The Lodgers team was not able to make it out to Nevada, but they recently put together an exhibition, “Architecture Isn’t Just for Humans Anymore,” at the MIT Wiesner Student Art Gallery highlighting their top-ranked LAGI 2020 Fly Ranch design proposal and demonstrating some full-scale prototypes of their construction methods.

LAGI 2020 Fly Ranch
The site of SEED as seen from above during excavation.

For more information about the LAGI 2020 Fly Ranch artworks, see the website where you’ll find the history and aspirations of the project in text and video along with the design guidelines and the supplemental materials about the site that were provided to the design teams. You can jump right to the shortlisted proposals here.

Made from Dust, LAGI 2020 Fly Ranch
Luis Philippsen, the artist behind Made from Dust, a LAGI 2020 Fly Ranch shortlisted project, talks about how his wood ash bricks naturally absorb carbon from the atmosphere over their life cycle. Photo by Melissa Cliver.

You can also pick up a copy of “Land Art of the 21st Century” which goes into more detail about the importance of the LAGI 2020 Fly Ranch project in the context of climate change, the circular economy, and the future sustainability of Burning Man Project.

LAGI 2020 Fly Ranch
While experiencing the future site of The Loop installation, Mercedes Martinez, Burning Man Project Board Member, holds up an image of Solar Mountain, which will be located nearby.

Below are some more photographs from the week’s events and a few aerial videos that will give you a feel for the scale of the site. We’re looking forward to the next time we can get back to Fly Ranch learning from these incredible teams and get our hands dirty again helping to build these important works of regenerative land art for the 21st century!

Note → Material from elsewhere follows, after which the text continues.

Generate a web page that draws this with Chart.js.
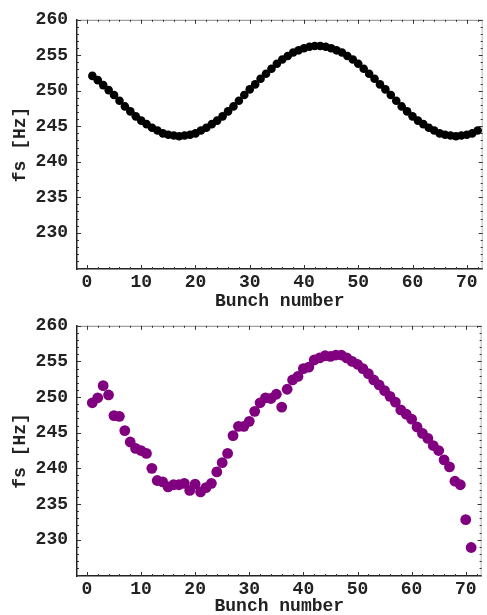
<!DOCTYPE html>
<html>
<head>
<meta charset="utf-8">
<script src="https://cdn.jsdelivr.net/npm/chart.js@4"></script>
<style>
    body { margin: 0; background: #fff; }
    canvas { position: absolute; left: 0; }
    #top { top: 0; }
    #bottom { top: 306px; }
</style>
</head>
<body>
<canvas id="top" width="487" height="306"></canvas>
<canvas id="bottom" width="487" height="309"></canvas>
<script>
// Bunch numbers
const bunchTop = [];
for (let i = 1; i <= 72; i++) bunchTop.push(i);
const bunchBottom = bunchTop.slice(0, 71);

// Synchrotron frequency, upper panel (black)
const fsTop = [252.1, 251.5, 250.8, 250.1, 249.4, 248.6, 247.8, 247.1, 246.4, 245.8,
    245.3, 244.8, 244.4, 244.0, 243.8, 243.7, 243.6, 243.7, 243.8, 244.0,
    244.4, 244.8, 245.3, 245.8, 246.4, 247.1, 247.8, 248.6, 249.4, 250.2,
    250.9, 251.7, 252.4, 253.1, 253.8, 254.4, 254.9, 255.4, 255.7, 256.0,
    256.2, 256.3, 256.3, 256.2, 256.0, 255.7, 255.4, 254.9, 254.4, 253.8,
    253.1, 252.4, 251.7, 250.9, 250.2, 249.4, 248.6, 247.8, 247.1, 246.4,
    245.8, 245.3, 244.8, 244.4, 244.0, 243.8, 243.7, 243.6, 243.7, 243.8,
    244.0, 244.4];

// Synchrotron frequency, lower panel (purple)
const fsBottom = [249.2, 249.9, 251.6, 250.3, 247.4, 247.3, 245.3, 243.7, 242.8, 242.5,
    242.1, 240.0, 238.3, 238.1, 237.4, 237.7, 237.7, 237.9, 236.9, 237.8,
    236.7, 237.3, 237.9, 239.5, 240.8, 242.1, 244.6, 245.9, 245.9, 246.6,
    248.0, 249.2, 249.9, 249.8, 250.4, 248.6, 251.1, 252.4, 252.9, 254.0,
    254.2, 255.2, 255.5, 255.8, 255.7, 255.9, 255.9, 255.5, 255.0, 254.6,
    254.0, 253.3, 252.4, 251.7, 250.9, 250.1, 249.3, 248.2, 247.6, 246.9,
    245.8, 244.9, 244.2, 243.2, 242.5, 241.2, 240.2, 238.2, 237.7, 232.8,
    228.9];

const xTicks = [0, 10, 20, 30, 40, 50, 60, 70];
const yTicks = [230, 235, 240, 245, 250, 255, 260];

const monoBold = { family: '"Liberation Mono", "DejaVu Sans Mono", monospace', size: 18, weight: 'bold' };

// Cuadro con marcas hacia dentro, como en Mathematica
const frameTicks = {
    id: 'frameTicks',
    beforeDatasetsDraw(chart) {
        const { ctx, chartArea: a, scales: { x, y } } = chart;
        ctx.save();
        ctx.lineWidth = 1;
        ctx.strokeStyle = '#888';
        ctx.beginPath();
        ctx.moveTo(a.left, a.top + 0.5);
        ctx.lineTo(a.right, a.top + 0.5);
        ctx.stroke();
        ctx.strokeStyle = '#bbb';
        ctx.beginPath();
        ctx.moveTo(a.right - 0.5, a.top);
        ctx.lineTo(a.right - 0.5, a.bottom);
        ctx.stroke();

        ctx.strokeStyle = '#333';
        ctx.beginPath();
        for (let v = Math.ceil(y.min); v <= y.max; v++) {
            const len = v % 5 === 0 ? 4 : 2;
            const py = Math.round(y.getPixelForValue(v)) + 0.5;
            ctx.moveTo(a.left, py); ctx.lineTo(a.left + len, py);
            ctx.moveTo(a.right, py); ctx.lineTo(a.right - len, py);
        }
        for (let v = 0; v <= x.max; v += 2) {
            const len = v % 10 === 0 ? 4 : 2;
            const px = Math.round(x.getPixelForValue(v)) + 0.5;
            ctx.moveTo(px, a.bottom); ctx.lineTo(px, a.bottom - len);
            ctx.moveTo(px, a.top); ctx.lineTo(px, a.top + len);
        }
        ctx.stroke();
        ctx.restore();
    }
};

function makeChart(id, xs, ys, color, radius, xAxisHeight, titleLine) {
    const canvas = document.getElementById(id);
    return new Chart(canvas, {
        type: 'scatter',
        data: {
            datasets: [{
                data: xs.map((v, i) => ({ x: v, y: ys[i] })),
                backgroundColor: color,
                borderWidth: 0,
                pointRadius: radius,
                pointHoverRadius: radius
            }]
        },
        options: {
            responsive: false,
            animation: false,
            layout: { padding: { top: 16, right: 1, left: 0, bottom: 0 } },
            plugins: {
                legend: { display: false },
                tooltip: { enabled: false }
            },
            scales: {
                x: {
                    type: 'linear',
                    min: -1.83,
                    max: 72.93,
                    afterBuildTicks: s => { s.ticks = xTicks.map(v => ({ value: v })); },
                    afterFit: s => { s.height = xAxisHeight; },
                    grid: { display: false, drawTicks: false },
                    border: { display: true, color: '#222', width: 1.5 },
                    ticks: { font: monoBold, color: '#222', padding: 3, maxRotation: 0, autoSkip: false },
                    title: {
                        display: true,
                        text: 'Bunch number',
                        color: '#222',
                        font: Object.assign({}, monoBold, { lineHeight: titleLine }),
                        padding: 0
                    }
                },
                y: {
                    min: 224.9,
                    max: 260,
                    afterBuildTicks: s => { s.ticks = yTicks.map(v => ({ value: v })); },
                    afterFit: s => { s.width = 77; },
                    grid: { display: false, drawTicks: false },
                    border: { display: true, color: '#222', width: 1.5 },
                    ticks: { font: monoBold, color: '#222', padding: 9, autoSkip: false },
                    title: {
                        display: true,
                        text: 'fs [Hz]',
                        color: '#222',
                        font: monoBold,
                        padding: { top: 10, bottom: 0 }
                    }
                }
            }
        },
        plugins: [frameTicks]
    });
}

makeChart('top', bunchTop, fsTop, '#000000', 4.3, 37, 0.49);
makeChart('bottom', bunchBottom, fsBottom, '#800080', 5.4, 39, 0.93);
</script>
</body>
</html>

Newly planted willow trees at Ripple.
LAGI 2020 Fly Ranch
A sunrise gathering at the Labyrinth by Crimson Rose and Will Roger.
LAGI 2020 Fly Ranch
LAGI Co-Director, Robert Ferry, tends to the pink flamingoes. While flamingoes are not a local bird species, their plastic lawn ornament cousins can often be found in Nevada gardens. These fellows seem to be waiting around for the fairy shrimp to come alive.
Ripple, LAGI 2020 Fly Ranch
The Ripple team celebrates the successful irrigation of the newly planted willows, a species endemic to Northern Nevada, that will provide wind protection for the project. Photo by Melissa Cliver.
The site of SEED as seen from above during excavation.

The site of SEED as seen from above during excavation.

Flying over the future site of Solar Mountain

This high elevation fly over shows the location of a few of the projects that have established their locations at this part of the site. Shortly after this part of the video, the wind picked up and crashed the drone! We found it though and it’s in good shape.